Cal Basketball Is Charging Hard

The Cal basketball team got some unwelcome publicity a week ago when a shove by head coach Mike Montgomery to the chest of guard Allen Crabbe got national attention. What that’s overshadowing is that Cal is coming on as strong as any team in the country. The Golden Bears, seemingly a longshot just to make the NCAA Tournament, have won five straight and improbably become a contender for the Pac-12 title in the regular season’s final two weeks.

A February 7 loss to Arizona State dropped Cal to 14-9 overall. However, they haven’t lost since and it’s not a soft schedule that’s inflating their win-loss record. The Golden Bears have won at Arizona, won at Oregon and beaten UCLA. They’ve also won at USC, a team that turned around its season after an early coaching change and has a winning record in conference play. So is Montgomery’s team really peaking in time for the NCAAs or is this just a case of another team being the flavor of the month, only to fade away?

Cal is built on its backcourt. Crabbe is a great player, averaging 19 ppg and he’s ably supported by Justin Cobb, at 15 ppg. Both guards share the ball and both chip in some rebounding. The forwards, Richard Solomon and David Kravish aren’t scorers, but they do rebound and give Cal just enough physicality to ensure their great guard play isn’t wasted.

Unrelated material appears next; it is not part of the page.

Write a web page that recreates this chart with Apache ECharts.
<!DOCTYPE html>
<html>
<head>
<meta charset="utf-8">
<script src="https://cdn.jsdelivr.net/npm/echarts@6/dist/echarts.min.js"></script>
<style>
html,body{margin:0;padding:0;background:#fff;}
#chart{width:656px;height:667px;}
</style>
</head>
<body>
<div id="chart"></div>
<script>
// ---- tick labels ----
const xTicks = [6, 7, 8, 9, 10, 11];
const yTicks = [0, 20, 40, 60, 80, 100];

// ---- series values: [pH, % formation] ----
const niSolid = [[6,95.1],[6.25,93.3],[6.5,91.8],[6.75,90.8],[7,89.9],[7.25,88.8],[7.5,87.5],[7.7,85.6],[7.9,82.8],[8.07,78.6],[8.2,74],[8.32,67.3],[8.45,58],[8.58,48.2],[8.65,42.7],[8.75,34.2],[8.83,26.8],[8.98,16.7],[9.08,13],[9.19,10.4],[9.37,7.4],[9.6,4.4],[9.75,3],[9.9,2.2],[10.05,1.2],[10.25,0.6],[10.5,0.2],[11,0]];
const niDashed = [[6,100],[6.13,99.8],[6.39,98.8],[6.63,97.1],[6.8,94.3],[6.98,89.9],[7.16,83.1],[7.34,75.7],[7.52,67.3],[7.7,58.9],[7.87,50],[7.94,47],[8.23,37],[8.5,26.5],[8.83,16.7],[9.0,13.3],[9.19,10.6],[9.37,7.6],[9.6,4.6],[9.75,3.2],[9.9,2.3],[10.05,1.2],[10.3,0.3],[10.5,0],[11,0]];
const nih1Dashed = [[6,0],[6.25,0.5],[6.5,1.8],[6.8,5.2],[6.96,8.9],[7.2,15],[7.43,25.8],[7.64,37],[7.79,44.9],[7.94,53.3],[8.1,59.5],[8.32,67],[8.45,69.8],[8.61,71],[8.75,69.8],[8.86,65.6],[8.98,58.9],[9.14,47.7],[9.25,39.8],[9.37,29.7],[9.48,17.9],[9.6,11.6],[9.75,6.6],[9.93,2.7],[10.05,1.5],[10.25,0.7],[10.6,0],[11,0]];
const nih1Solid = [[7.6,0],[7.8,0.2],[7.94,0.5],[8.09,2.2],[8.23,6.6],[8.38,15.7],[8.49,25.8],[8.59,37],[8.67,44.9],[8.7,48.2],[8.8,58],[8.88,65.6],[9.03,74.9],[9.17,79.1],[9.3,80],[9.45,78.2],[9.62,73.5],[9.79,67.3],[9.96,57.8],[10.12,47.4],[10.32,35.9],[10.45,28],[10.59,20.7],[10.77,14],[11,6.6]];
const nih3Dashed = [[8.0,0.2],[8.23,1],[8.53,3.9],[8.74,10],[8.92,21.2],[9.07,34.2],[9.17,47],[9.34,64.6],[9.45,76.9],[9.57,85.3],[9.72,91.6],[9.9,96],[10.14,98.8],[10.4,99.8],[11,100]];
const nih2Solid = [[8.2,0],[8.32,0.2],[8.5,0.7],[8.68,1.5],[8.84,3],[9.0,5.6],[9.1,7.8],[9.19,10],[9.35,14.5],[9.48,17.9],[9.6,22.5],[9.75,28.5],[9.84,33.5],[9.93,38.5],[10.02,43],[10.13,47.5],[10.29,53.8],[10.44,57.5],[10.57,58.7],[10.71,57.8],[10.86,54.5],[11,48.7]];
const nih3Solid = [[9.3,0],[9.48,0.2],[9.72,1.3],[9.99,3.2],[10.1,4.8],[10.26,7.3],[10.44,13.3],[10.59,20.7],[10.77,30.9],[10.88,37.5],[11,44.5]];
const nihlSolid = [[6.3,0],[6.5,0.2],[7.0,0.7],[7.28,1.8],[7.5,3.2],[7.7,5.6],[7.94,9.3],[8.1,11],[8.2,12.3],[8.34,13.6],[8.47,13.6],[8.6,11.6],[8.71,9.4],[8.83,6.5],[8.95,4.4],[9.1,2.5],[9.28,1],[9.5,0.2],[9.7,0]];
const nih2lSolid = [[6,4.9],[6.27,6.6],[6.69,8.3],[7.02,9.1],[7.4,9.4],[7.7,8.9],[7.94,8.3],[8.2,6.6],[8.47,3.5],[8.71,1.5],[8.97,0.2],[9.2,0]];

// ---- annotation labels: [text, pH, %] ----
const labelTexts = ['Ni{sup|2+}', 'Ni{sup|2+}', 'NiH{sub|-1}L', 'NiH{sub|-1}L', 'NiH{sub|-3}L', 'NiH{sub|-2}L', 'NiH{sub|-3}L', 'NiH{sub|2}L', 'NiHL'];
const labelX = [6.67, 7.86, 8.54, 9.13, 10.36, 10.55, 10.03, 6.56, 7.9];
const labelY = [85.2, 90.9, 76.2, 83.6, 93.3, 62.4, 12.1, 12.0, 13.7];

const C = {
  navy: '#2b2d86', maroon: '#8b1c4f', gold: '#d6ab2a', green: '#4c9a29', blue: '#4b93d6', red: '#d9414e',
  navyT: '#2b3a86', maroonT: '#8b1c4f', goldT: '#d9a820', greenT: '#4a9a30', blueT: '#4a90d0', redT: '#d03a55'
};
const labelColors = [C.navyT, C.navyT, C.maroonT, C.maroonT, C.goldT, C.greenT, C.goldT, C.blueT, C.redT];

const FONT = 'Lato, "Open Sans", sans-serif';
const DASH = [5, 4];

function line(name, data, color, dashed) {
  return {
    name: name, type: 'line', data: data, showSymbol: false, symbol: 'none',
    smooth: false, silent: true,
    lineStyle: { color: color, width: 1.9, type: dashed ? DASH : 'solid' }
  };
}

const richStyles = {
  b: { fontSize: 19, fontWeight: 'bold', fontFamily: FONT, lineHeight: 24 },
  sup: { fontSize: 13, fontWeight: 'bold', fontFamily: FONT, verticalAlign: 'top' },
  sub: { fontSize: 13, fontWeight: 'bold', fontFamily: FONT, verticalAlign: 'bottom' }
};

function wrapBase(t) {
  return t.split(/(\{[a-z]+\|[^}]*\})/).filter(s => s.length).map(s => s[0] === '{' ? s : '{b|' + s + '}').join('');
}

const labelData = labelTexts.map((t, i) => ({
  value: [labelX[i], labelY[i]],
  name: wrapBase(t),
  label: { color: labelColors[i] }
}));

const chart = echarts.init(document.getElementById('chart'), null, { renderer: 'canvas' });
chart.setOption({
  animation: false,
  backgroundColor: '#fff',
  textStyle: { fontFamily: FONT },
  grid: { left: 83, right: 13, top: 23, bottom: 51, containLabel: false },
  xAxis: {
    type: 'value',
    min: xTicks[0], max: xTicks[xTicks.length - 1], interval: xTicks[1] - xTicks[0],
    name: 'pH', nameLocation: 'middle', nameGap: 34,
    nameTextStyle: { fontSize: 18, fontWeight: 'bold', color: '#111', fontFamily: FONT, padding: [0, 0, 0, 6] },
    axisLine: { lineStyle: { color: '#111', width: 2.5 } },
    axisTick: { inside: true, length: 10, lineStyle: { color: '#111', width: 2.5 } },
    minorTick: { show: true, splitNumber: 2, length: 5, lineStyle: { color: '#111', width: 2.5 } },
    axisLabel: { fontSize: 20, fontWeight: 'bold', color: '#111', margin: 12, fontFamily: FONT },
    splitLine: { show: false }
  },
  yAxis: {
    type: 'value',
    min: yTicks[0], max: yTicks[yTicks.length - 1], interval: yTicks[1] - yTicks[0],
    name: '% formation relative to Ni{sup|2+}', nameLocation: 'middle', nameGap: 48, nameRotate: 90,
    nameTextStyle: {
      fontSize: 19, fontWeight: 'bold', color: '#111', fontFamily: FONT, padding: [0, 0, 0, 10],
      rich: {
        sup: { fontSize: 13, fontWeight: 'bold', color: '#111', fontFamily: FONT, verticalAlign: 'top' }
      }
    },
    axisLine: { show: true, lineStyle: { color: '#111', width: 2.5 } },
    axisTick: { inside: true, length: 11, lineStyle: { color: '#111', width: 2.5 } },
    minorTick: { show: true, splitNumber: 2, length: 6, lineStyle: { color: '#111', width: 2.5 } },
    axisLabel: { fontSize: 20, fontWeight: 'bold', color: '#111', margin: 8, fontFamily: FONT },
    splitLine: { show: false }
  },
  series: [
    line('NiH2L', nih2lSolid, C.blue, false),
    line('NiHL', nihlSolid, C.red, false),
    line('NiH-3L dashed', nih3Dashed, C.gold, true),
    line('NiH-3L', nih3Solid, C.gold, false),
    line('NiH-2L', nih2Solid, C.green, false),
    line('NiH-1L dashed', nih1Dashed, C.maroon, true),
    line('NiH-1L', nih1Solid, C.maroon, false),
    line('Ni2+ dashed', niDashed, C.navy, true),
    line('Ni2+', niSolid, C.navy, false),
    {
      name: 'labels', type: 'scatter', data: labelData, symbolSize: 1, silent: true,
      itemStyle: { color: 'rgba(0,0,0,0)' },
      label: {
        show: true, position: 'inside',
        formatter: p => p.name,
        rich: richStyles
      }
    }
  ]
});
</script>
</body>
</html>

The winning streak started two weeks ago today with the road trip to Arizona, a game that was set up to jam a fork in Cal’s NCAA hopes. Instead, the Crabbe and Cobbs shot the lights out, going a combined 20-for-29 for 52 points to lead the 77-69 upset. As impressive as the showing was, we could be forgiven for thinking that it was just one hot shooting game at an opportune time. But Cal was able to follow it up by beating UCLA at home, 76-63. This was in spite of the Bruins holding a definite edge on scoring from three-point range (nine treys to Cal’s two). In this case, Cal’s 50 percent shooting from the floor wasn’t about being hot, it was about inside scoring. Kravish and Solomon combined for 35 points and 21 rebounds, even more impressive when you consider how physical the opponent is.

Crabbe and Cobbs cranked it back up for the USC game, combining for 45 points, while the frontcourt did the dirty work of producing a 35-24 rebounding advantage and Cal got to the line consistently. Then it was time for the defense to step it up a notch. The shooting wasn’t there in Thursday’s trip to Pac-12 leader Oregon, or yesterday at Oregon State, but Cal held its opponents to 27 percent shooting in Thursday’s two-point win and 35 percent in a one-point escape on Saturday.

What it all boils down to is that Cal is showing they can win just about any way an opponent wants to play. They can destroy you with their guards. Their forwards can match up in a physical game. If the offense isn’t flowing smoothly, the Bears can bail themselves out with defense.

The one thing this team does not do very well is shoot the three-ball. Even in this five-game win streak, they’re only shooting 29 percent from three-point range, while the opponents are at 35 percent. Like all of Montgomery’s teams, Cal does a good job in staying away from its weakness, and Crabbe is the only player who shoots from behind the arc with any regularity—at 35 percent he’s just good enough to justify it, but not good enough for an opposing defense to stretch and risk getting beaten off the dribble.

Cal is now just one game back in the loss column and projected as a #12 seed by ESPN bracketologist Joe Lunardi in the projections that were last updated on Friday. They’ll play the last three regular season games for both a championship and for survival. And the schedule isn’t imposing—all three will be at home and the toughest will be against fellow NCAA bubble team Colorado. There isn’t any reason to think Cal can’t close the season with three straight wins, lock up a bid and perhaps steal an improbable conference championship.

KEEPING UP WITH COLORADO

Speaking of Colorado, the Buffs are currently projected as a #10 seed, a projection that factors in an overtime loss earlier this week to Arizona State. Colorado has a well-balanced attack with four players averaging between 10-15 points per game. But one of those pieces—6’11” freshman Josh Scott is out with a concussion.

The Buffs need Scott back to balance out their lineup. They have good guards in Askia Bookie and Spencer Dinwiddie. Forward Andre Roberson is a good scorer and excellent rebounder. Scott makes them complete and a threat to win the Pac-12 tournament for the second straight year.

Colorado has a key week ahead, with a road game at 16-12 Stanford preceding next weekend’s date at Cal. Then the Buffs host Oregon to start the regular season’s final week. That’s three difficult games of which they need to be thinking about winning at least two. Then Colorado closes it out with a home date against Oregon State.